Exercise data:
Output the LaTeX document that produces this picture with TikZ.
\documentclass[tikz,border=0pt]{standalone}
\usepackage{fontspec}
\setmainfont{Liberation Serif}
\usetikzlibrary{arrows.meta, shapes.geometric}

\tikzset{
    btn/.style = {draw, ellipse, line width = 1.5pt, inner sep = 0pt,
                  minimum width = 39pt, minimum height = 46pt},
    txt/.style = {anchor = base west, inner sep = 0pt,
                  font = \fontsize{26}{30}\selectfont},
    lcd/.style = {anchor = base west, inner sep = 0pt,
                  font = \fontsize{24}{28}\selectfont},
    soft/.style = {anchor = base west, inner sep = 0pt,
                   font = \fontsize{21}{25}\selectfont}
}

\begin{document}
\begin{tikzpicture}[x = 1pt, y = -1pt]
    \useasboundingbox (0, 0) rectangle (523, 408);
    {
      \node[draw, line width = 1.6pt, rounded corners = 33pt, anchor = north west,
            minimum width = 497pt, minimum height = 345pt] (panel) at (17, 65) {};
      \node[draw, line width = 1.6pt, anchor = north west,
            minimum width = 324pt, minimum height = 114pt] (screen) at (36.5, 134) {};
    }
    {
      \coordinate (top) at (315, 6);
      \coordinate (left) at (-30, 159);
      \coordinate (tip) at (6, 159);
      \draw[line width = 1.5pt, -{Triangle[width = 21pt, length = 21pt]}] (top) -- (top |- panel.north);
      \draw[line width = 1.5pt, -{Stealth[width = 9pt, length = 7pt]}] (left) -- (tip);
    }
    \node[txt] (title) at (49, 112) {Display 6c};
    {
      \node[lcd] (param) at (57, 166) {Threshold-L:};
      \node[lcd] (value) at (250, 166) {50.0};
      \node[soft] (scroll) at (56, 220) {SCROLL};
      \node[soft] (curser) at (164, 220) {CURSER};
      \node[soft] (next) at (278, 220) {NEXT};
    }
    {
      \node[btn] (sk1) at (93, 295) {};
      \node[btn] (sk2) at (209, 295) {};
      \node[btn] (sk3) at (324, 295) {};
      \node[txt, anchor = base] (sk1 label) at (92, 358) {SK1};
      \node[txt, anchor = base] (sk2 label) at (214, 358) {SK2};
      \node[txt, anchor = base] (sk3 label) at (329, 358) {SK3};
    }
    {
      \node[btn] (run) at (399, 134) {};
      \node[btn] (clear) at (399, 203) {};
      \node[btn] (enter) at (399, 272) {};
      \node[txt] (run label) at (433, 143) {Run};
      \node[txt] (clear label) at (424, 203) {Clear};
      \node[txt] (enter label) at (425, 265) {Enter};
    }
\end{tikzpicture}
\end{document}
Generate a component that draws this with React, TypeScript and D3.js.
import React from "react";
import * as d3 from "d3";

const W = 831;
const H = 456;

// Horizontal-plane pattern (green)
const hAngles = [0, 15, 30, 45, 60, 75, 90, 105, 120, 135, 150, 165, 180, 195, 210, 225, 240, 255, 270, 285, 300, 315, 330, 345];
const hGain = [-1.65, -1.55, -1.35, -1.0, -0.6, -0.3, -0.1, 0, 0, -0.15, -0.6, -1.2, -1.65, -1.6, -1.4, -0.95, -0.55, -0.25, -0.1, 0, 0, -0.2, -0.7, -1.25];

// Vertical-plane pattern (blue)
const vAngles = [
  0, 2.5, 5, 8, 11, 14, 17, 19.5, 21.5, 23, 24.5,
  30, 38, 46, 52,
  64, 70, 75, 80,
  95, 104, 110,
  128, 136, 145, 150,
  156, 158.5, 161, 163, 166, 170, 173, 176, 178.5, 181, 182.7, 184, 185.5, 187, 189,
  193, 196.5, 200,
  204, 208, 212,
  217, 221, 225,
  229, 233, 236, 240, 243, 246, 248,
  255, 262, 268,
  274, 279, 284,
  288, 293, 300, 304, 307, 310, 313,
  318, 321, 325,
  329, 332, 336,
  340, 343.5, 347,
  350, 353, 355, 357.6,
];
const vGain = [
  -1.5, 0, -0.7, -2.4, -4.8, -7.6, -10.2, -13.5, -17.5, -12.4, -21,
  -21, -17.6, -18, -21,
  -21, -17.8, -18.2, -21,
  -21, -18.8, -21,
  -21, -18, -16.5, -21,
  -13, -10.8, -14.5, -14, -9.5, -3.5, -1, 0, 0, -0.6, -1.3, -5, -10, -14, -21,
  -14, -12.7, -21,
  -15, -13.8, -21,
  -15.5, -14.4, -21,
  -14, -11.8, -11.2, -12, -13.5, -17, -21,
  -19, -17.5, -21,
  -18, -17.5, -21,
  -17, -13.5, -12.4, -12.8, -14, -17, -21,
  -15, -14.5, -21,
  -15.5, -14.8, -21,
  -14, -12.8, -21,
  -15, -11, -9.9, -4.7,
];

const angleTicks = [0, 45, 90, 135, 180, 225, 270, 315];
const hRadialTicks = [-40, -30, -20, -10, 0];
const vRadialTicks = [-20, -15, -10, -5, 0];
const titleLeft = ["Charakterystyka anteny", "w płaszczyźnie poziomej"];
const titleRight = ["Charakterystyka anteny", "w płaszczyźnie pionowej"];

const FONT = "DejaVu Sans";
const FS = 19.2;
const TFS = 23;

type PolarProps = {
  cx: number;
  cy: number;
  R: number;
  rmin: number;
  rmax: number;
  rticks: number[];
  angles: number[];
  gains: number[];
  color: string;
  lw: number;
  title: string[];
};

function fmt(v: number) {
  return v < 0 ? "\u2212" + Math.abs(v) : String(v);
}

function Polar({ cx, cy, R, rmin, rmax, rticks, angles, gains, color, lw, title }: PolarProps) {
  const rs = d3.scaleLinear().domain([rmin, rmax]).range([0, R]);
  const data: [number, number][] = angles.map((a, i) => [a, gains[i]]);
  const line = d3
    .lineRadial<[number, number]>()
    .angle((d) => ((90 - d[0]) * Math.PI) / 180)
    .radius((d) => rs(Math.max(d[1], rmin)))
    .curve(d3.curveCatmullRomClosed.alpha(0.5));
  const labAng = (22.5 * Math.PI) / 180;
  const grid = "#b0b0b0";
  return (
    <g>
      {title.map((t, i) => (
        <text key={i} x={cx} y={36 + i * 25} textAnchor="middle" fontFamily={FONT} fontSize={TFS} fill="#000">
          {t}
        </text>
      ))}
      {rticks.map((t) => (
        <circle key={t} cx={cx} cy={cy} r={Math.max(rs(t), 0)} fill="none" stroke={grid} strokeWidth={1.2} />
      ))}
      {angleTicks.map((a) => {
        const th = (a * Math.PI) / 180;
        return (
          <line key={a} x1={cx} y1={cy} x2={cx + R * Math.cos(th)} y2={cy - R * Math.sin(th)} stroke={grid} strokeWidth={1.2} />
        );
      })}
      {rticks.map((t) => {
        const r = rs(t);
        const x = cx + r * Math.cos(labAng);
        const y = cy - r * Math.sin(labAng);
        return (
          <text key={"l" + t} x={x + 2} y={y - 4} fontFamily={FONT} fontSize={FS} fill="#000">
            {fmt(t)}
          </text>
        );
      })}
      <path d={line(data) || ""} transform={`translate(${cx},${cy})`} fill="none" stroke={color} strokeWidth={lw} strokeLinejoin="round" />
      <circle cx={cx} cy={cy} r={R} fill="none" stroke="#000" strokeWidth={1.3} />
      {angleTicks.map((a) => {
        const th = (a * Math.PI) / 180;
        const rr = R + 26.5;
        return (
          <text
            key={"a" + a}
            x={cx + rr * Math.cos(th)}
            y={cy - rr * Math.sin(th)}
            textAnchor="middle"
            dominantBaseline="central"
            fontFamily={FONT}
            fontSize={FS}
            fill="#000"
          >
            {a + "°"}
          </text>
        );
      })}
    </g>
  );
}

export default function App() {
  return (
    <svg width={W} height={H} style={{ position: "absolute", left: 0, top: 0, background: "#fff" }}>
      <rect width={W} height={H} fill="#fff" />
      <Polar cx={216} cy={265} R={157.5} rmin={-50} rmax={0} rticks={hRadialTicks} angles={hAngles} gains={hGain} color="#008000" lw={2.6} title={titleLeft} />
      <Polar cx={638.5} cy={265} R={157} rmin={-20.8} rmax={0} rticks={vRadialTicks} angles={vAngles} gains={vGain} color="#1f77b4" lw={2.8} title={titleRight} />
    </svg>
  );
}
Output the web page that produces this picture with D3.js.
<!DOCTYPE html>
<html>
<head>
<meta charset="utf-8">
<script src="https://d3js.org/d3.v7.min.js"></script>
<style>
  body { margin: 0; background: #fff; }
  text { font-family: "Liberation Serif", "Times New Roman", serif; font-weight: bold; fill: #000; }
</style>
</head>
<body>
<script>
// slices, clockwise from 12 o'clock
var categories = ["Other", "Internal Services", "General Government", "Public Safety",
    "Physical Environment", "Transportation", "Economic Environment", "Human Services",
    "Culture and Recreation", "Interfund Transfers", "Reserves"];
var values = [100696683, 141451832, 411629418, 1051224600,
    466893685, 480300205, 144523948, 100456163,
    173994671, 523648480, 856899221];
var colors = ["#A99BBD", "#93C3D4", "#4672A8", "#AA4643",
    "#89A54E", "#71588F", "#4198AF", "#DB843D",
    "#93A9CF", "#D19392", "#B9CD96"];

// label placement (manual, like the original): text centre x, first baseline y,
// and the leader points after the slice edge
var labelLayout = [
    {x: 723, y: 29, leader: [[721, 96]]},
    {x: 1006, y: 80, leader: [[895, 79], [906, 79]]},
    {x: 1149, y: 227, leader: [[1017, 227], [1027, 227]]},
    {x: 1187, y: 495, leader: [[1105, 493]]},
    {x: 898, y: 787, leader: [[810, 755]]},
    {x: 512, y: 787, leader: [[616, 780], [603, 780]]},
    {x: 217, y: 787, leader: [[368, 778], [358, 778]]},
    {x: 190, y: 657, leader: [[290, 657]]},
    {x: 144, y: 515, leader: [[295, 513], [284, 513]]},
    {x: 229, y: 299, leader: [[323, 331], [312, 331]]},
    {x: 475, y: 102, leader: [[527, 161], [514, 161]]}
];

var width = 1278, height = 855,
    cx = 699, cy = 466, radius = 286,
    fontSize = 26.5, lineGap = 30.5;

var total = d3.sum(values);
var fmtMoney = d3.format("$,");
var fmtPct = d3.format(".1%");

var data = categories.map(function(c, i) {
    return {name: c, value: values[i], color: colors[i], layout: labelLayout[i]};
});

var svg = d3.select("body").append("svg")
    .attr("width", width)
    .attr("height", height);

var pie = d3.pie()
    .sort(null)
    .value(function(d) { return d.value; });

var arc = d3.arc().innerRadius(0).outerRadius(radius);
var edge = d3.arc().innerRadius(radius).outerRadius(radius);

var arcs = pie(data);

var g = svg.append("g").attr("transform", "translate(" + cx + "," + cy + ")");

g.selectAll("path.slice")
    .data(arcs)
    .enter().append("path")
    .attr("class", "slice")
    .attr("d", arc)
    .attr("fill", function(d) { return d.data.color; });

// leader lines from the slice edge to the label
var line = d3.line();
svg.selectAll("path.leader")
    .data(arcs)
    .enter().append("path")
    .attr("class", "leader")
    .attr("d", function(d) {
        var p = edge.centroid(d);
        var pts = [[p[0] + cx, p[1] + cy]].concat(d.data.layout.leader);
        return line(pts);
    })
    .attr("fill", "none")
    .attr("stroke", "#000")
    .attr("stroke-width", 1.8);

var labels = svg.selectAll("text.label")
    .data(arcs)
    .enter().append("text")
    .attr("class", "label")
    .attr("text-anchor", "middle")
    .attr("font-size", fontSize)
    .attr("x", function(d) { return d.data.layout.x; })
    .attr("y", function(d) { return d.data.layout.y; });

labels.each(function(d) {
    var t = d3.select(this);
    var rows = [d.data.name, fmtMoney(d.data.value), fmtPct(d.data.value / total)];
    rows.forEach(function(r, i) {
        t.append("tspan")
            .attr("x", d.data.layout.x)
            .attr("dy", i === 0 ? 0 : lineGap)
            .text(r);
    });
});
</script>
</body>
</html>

Goal:
Using the entries above, extract exactly the span from the line with "Generate a component" to the line with "const TFS = 23;", both lines included; leave out everything else.

Correct answer:
Generate a component that draws this with React, TypeScript and D3.js.
import React from "react";
import * as d3 from "d3";

const W = 831;
const H = 456;

// Horizontal-plane pattern (green)
const hAngles = [0, 15, 30, 45, 60, 75, 90, 105, 120, 135, 150, 165, 180, 195, 210, 225, 240, 255, 270, 285, 300, 315, 330, 345];
const hGain = [-1.65, -1.55, -1.35, -1.0, -0.6, -0.3, -0.1, 0, 0, -0.15, -0.6, -1.2, -1.65, -1.6, -1.4, -0.95, -0.55, -0.25, -0.1, 0, 0, -0.2, -0.7, -1.25];

// Vertical-plane pattern (blue)
const vAngles = [
  0, 2.5, 5, 8, 11, 14, 17, 19.5, 21.5, 23, 24.5,
  30, 38, 46, 52,
  64, 70, 75, 80,
  95, 104, 110,
  128, 136, 145, 150,
  156, 158.5, 161, 163, 166, 170, 173, 176, 178.5, 181, 182.7, 184, 185.5, 187, 189,
  193, 196.5, 200,
  204, 208, 212,
  217, 221, 225,
  229, 233, 236, 240, 243, 246, 248,
  255, 262, 268,
  274, 279, 284,
  288, 293, 300, 304, 307, 310, 313,
  318, 321, 325,
  329, 332, 336,
  340, 343.5, 347,
  350, 353, 355, 357.6,
];
const vGain = [
  -1.5, 0, -0.7, -2.4, -4.8, -7.6, -10.2, -13.5, -17.5, -12.4, -21,
  -21, -17.6, -18, -21,
  -21, -17.8, -18.2, -21,
  -21, -18.8, -21,
  -21, -18, -16.5, -21,
  -13, -10.8, -14.5, -14, -9.5, -3.5, -1, 0, 0, -0.6, -1.3, -5, -10, -14, -21,
  -14, -12.7, -21,
  -15, -13.8, -21,
  -15.5, -14.4, -21,
  -14, -11.8, -11.2, -12, -13.5, -17, -21,
  -19, -17.5, -21,
  -18, -17.5, -21,
  -17, -13.5, -12.4, -12.8, -14, -17, -21,
  -15, -14.5, -21,
  -15.5, -14.8, -21,
  -14, -12.8, -21,
  -15, -11, -9.9, -4.7,
];

const angleTicks = [0, 45, 90, 135, 180, 225, 270, 315];
const hRadialTicks = [-40, -30, -20, -10, 0];
const vRadialTicks = [-20, -15, -10, -5, 0];
const titleLeft = ["Charakterystyka anteny", "w płaszczyźnie poziomej"];
const titleRight = ["Charakterystyka anteny", "w płaszczyźnie pionowej"];

const FONT = "DejaVu Sans";
const FS = 19.2;
const TFS = 23;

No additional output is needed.